Monday, July 19, 2004

Will and sin

I kept running across EWTN Live while watching TV last week. It featured Fr. Thomas Dubay as the guest talking about a new series he filmed called "Deep Conversion/Deep Prayer." During his conversation with Fr. Pacwa, they discussed, in response to audience questions, the difference between emotions and will in reference to sin.
In summary, a felt emotion is not a sin. A willed dwelling on it can become sin, as well as the acting-out of the emotion. So, I can feel impatient, and snap at someone. Sin. I can feel impatient, and think murderous thoughts about the person, reviewing the "shoulda woulda coulda's" of how I think the conversation should have gone. Sin. Or I can feel impatient and set it aside or offer it up or blow it off. No sin.
I realized a mistake I've been making lately. While I'm at least mature enough not to ask God to make the other person not so thoroughly irritating (!), I have not asked God for help to recognize the emotion and deal with it internally, instantly and in charity. Instead, I have been asking Him to make me not impatient. It's as though I feel unable to control the progression of emotion-to-will-to-action.
Better it would be if I would recognize that I will be impatient, and to see it, smile at it (internally, or I'd be smiling like a loon all day) and set it aside in gratitude for the Peace that passeth all understanding. 

How do you short-circuit that path in yourself?



Anonymous said...


Wasn't that a wonderful reminder that it is our actions or an obsessive response that lead us into sin.

As a compulsive "grinner" I can say that it can become a very good response (and bear it...) As my late mother used to say "offer it up!". Remember the three parts to a sin. Serious matter, we must recognize it as a serious matter, then do it anyway.

Remember that you will receive what you pray for. Many years ago I prayed for patience. I was given more chances to exercise it than I would have believed possible. When I recognized what was going on, I was filled with laughter. I said a prayer thanking God for his generousity.

Short circuit it? As a Engineer, short circuits scare me. I've had to learn to recognize "it" and as with any other exercise - build up my ability to hold "it " off.

John Huntley

Therese Z said...

As a non-engineer (who had a factory assembly job one summer in college and is still surprised she didn't electrocute herself), isn't it a resistor that keeps a circuit from being completed until certain conditions have been met? Can my ego and will only be correctly stopped, or directed, by a bigger, better Ego and Will?

Lazy me wants God to take away my desires, or the troubles that affect me, rather than be transformed (aha! another electronics term! but what the heck is a transformer for?)

Anonymous said...


A short circuit is an abnormal conditon in the electrical or electronic world. My reply was in part an acknowledgement that the Lord can short circuit a specific part of my sinfulness (concupiscence) and burn it out of me.
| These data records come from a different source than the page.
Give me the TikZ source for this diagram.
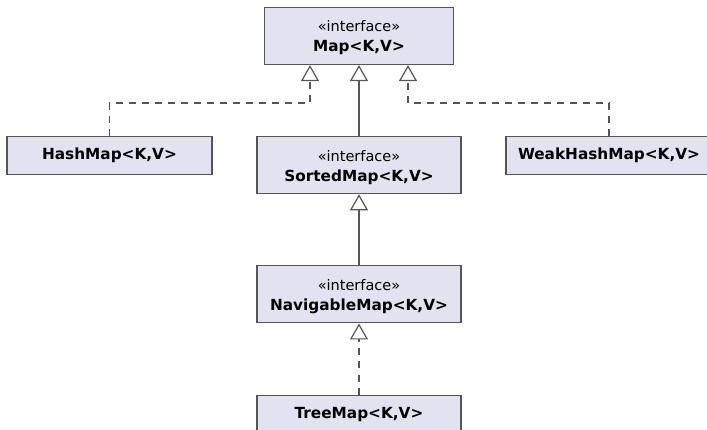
\documentclass[tikz,border=0pt]{standalone}
\usepackage{fontspec}
\setmainfont{DejaVu Sans}
\usetikzlibrary{arrows.meta, positioning}
\definecolor{boxfill}{HTML}{E2E2F0}
\definecolor{boxline}{HTML}{555555}
\newcommand{\iface}[1]{{\fontsize{14.5}{16}\selectfont\rule{0pt}{15pt}«interface»}\\[2pt]{\bfseries #1}}

\begin{document}
\begin{tikzpicture}[x=1pt,y=1pt,node distance=71pt,
    class node/.style={rectangle,draw=boxline,fill=boxfill,line width=1.2pt,minimum width=204pt,minimum height=38pt,inner sep=0pt,align=center,font=\fontsize{15.3}{18}\selectfont},
    iface node/.style={class node,minimum height=57pt},
    extends/.style={draw=boxline,line width=1.2pt,-{Triangle[open,length=16pt,width=18pt]}},
    implements/.style={extends,dash pattern=on 7pt off 6pt}]

    \useasboundingbox (0,0) rectangle (707,-430);

    \node[iface node, minimum width=189pt] (map) at (359,-36) {\iface{Map<K,V>}};
    \node[iface node] (sorted) [below=of map]    {\iface{SortedMap<K,V>}};
    \node[iface node] (nav)    [below=of sorted] {\iface{NavigableMap<K,V>}};
    \node[class node] (tree)   [below=of nav]    {\bfseries TreeMap<K,V>};

    \node[class node, minimum width=205pt, anchor=north] (hash) at (109.5,-136) {\bfseries HashMap<K,V>};
    \node[class node, minimum width=206pt, anchor=north] (weak) at (609,-136)   {\bfseries WeakHashMap<K,V>};

    \draw[implements] (hash.north) -- ++(0,33) -| ([xshift=-49pt]map.south);
    \draw[implements] (weak.north) -- ++(0,33) -| ([xshift=49pt]map.south);
    \draw[extends]    (sorted) -- (map);
    \draw[extends]    (nav) -- (sorted);
    \draw[implements] (tree) -- (nav);
\end{tikzpicture}
\end{document}
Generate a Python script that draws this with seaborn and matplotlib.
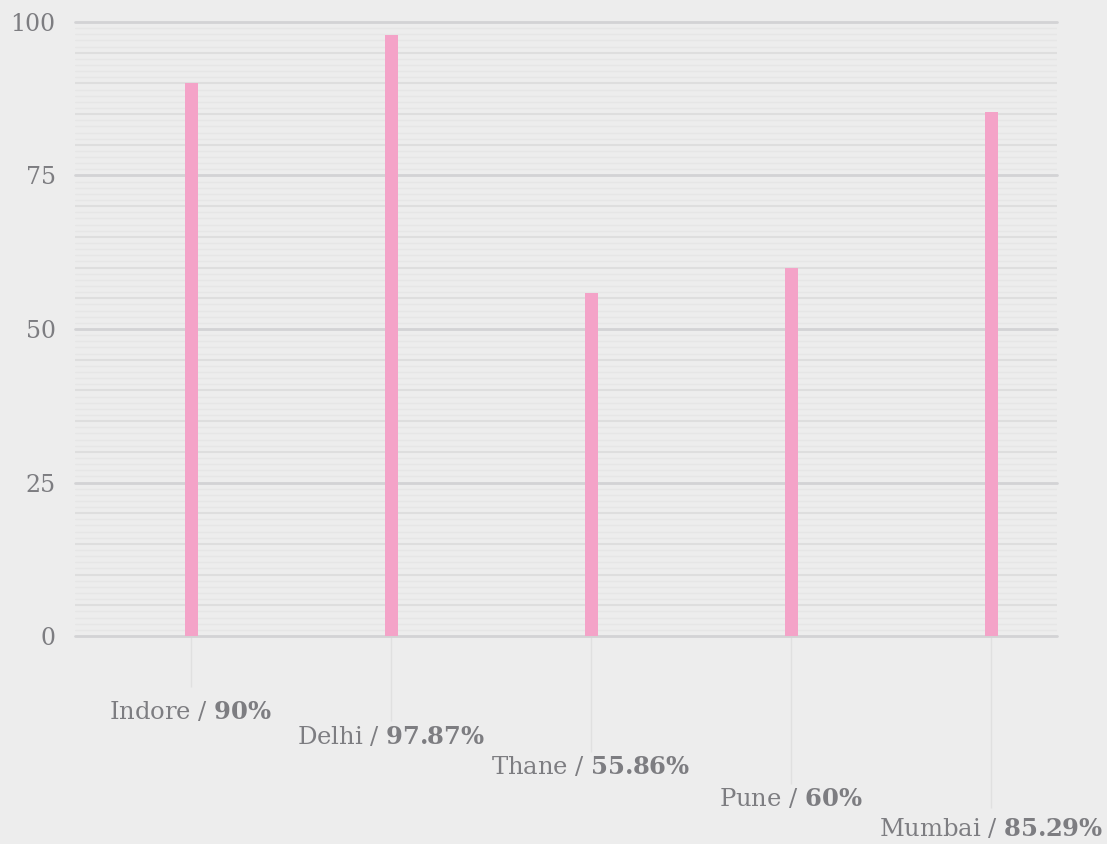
import matplotlib
matplotlib.use("Agg")
import matplotlib.pyplot as plt
import seaborn as sns
from matplotlib.ticker import MultipleLocator, FixedLocator

cities = ["Indore", "Delhi", "Thane", "Pune", "Mumbai"]
values = [90, 97.87, 55.86, 60, 85.29]
value_labels = ["90%", "97.87%", "55.86%", "60%", "85.29%"]
y_ticks = [0, 25, 50, 75, 100]

BG = "#ededed"
PINK = "#f4a3c8"
TEXT = "#7d7d81"

sns.set_theme(style="white")
plt.rcParams["font.family"] = ["DejaVu Serif"]
plt.rcParams["mathtext.fontset"] = "dejavuserif"

fig = plt.figure(figsize=(11.07, 8.44), dpi=100, facecolor=BG)
ax = fig.add_axes([75 / 1107, 1 - 636 / 844, (1057 - 75) / 1107, (636 - 22) / 844])
ax.set_facecolor(BG)

sns.barplot(x=cities, y=values, color=PINK, width=0.065, saturation=1,
            linewidth=0, ax=ax, zorder=3)

ax.set_xlim(-0.58, 4.33)
ax.set_ylim(0, 100)
ax.set_xlabel("")
ax.set_ylabel("")
for s in ax.spines.values():
    s.set_visible(False)

# y axis: major every 25, finer guides every 1 with every 5th a bit stronger
ax.yaxis.set_major_locator(FixedLocator(y_ticks))
ax.yaxis.set_minor_locator(MultipleLocator(1))
ax.tick_params(axis="y", which="both", length=0, pad=14, labelsize=17,
               labelcolor=TEXT)
ax.grid(axis="y", which="major", color="#d3d3d5", linewidth=2, zorder=0)
ax.grid(axis="y", which="minor", color="#e6e6e6", linewidth=1, zorder=0)
ax.grid(axis="x", visible=False)
ax.set_axisbelow(True)

for tick in ax.yaxis.get_major_ticks(len(y_ticks)):
    tick.gridline.set_clip_on(False)

minor_locs = ax.yaxis.get_minorticklocs()
for tick, loc in zip(ax.yaxis.get_minor_ticks(len(minor_locs)), minor_locs):
    if round(loc) % 5 == 0:
        tick.gridline.set_color("#dedede")
        tick.gridline.set_linewidth(1.5)

# x axis: staggered category labels with leader ticks
ax.set_xticks(range(len(cities)))
ax.set_xticklabels([f"{c} / $\\mathbf{{{v.replace('%', chr(92) + '%')}}}$"
                    for c, v in zip(cities, value_labels)])
ax.tick_params(axis="x", bottom=True, length=0, labelsize=17.5,
               labelcolor=TEXT, color="#e0e0e0", width=1)
tick_len = [37, 61, 83.5, 106.5, 124]
label_pad = [46, 64, 86, 109, 130]
for tick, L, p in zip(ax.xaxis.get_major_ticks(), tick_len, label_pad):
    tick.set_pad(p)
    tick.tick1line.set_visible(True)
    tick.tick1line.set_markersize(L)
    tick.tick1line.set_markeredgewidth(1)
    tick.tick1line.set_color("#e0e0e0")

fig.savefig("out.png", dpi=100, facecolor=BG)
But that runs the risk of damage. Here I am comparing the laws of the physical world to the laws of the spiritual world. This is where my faith may be weak since I acknowledge that "With God all things are possible".

However, I believe that there is much more glory given to God by allowing me to build up a resistance to that weakness. The current of sinfulness flows less and less strongly. I go to him for forgivness should/when I fail as I try to overcome it. Each time I am given the grace to overcome my weakness. Each time I learn to trust in His grace and know that in Him all things are possible. In time I am changed.

This is not "God as ATM" as I have to have a true sorrow for my sinfulness and an intent to change. In time, with His grace, I conform to His intent. I remain a sinner with tendencies to sinfulness, but I have grown in grace to avoid the near occasions both external and internal. If I'm paying attention, I remember to praise him for that grace. Praise and thanksgiving have become more and more a part of my prayers.

As far as transformers... I need to think of an appropriate analog. (very esoteric pun here)

John Huntley

Therese Z said...

First I have to pray for the serious, gut-level, 100%-of-the-time remorse and desire to change, not just at the moment of examination of conscience and confessional time. Even the Tuesday smack in the middle of the month between my confessions.

I'm afraid that I'm still sometimes sorrier for having to confess than for doing the sin. Humiliation instead of humility.